Ronny Cedeno's grand slam, and why the Cubs are good

Amazing, for two reasons.

1. He didn't strike out with the bases loaded in TWO CONSECUTIVE GAMES!!! Moreover, he produced runs!!!

2. Ronny Cedeno can hit a home run?

When Soriano went down, someone provided me with a comment, saying that losing our "lead-off" hitter would be addition by subtraction. I filed it as mindless retard-babble at the time, but...

...including the game Hoppy McHorribleoutfielder went down, the Cubs are 7-1. In the previous 12 games, they were 7-5. I was hoping there would be more of a discrepancy there.
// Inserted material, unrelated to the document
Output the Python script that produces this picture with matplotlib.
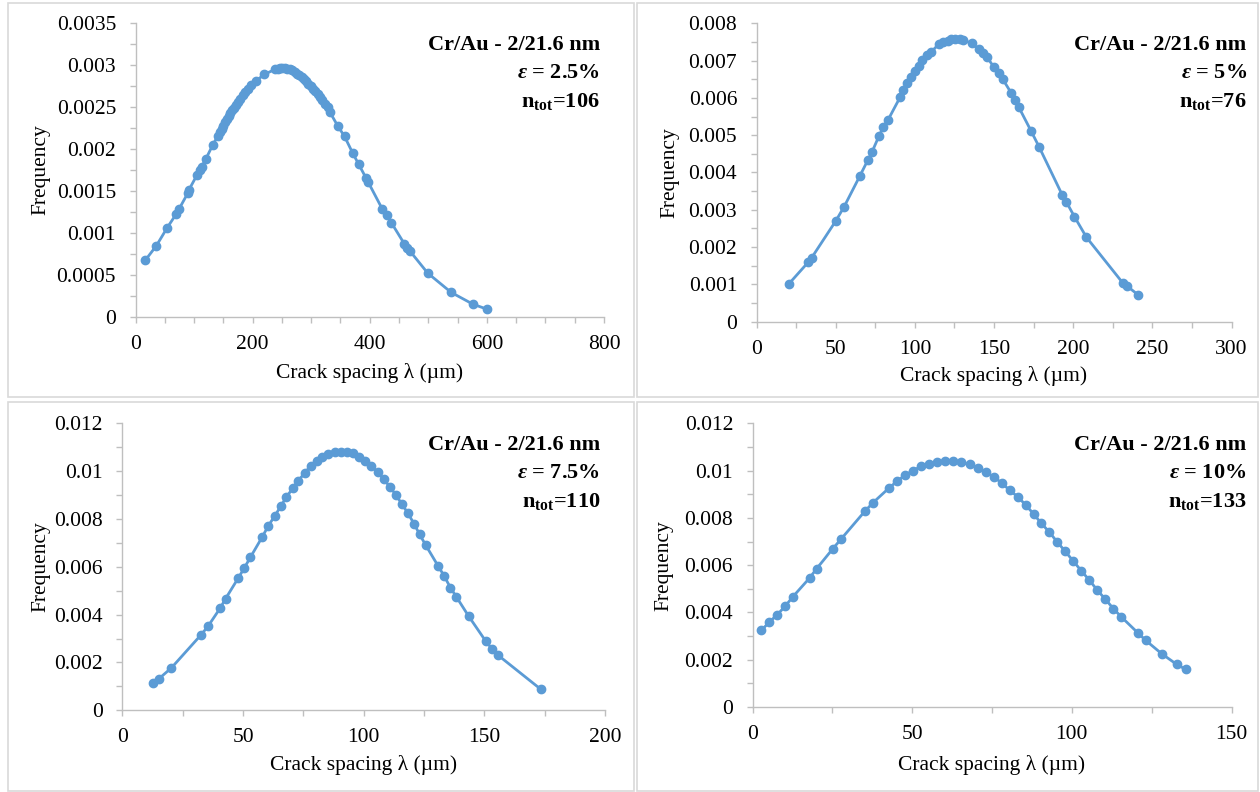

Shit.

...they have out-scored opponents 67-28 over the last 8, while during the "Soriano Days" they have been out-scored 60-59. We have scored eight more runs in 4 fewer games.

...Soriano, either batting 1st or 2nd, was 10 for 57 in his first 12 games, for an average of .175, and an OBP of .230. By comparison, the cheese-dicks that we've thrown at the top in his place (R. Johnson and Mike Fontenot thrice, Corey Patterson's shit-ass brother once) put up almost identical #'s batting .171 w/ an OBP of .237. Thus, the guy we're paying 80 trillion dollars to play, produces at the rate of pseudo-minor league players.

...the man I've been campaigning for, Theriot, has batted .481, with an OBP of .533!!! He has 13 hits, and that's only in 6 games b/c he's been hurt the last two.

I'm not saying we should release Soriano or anything, it just makes no sense to me that he bats lead-off. He doesn't bunt, take pitches, or reach base. Theriot reaches like crazy, as does Fukudome. Hell, bat anyone up there who won't rip at every fucking pitch. Bat Soriano third, where he can drive in runs.

I don't understand. If anyone still reads this blog, tell me why I'm wrong.

1 comment:

Anonymous said...

I want credit for the addition by subtraction comment (MLA format not necessary).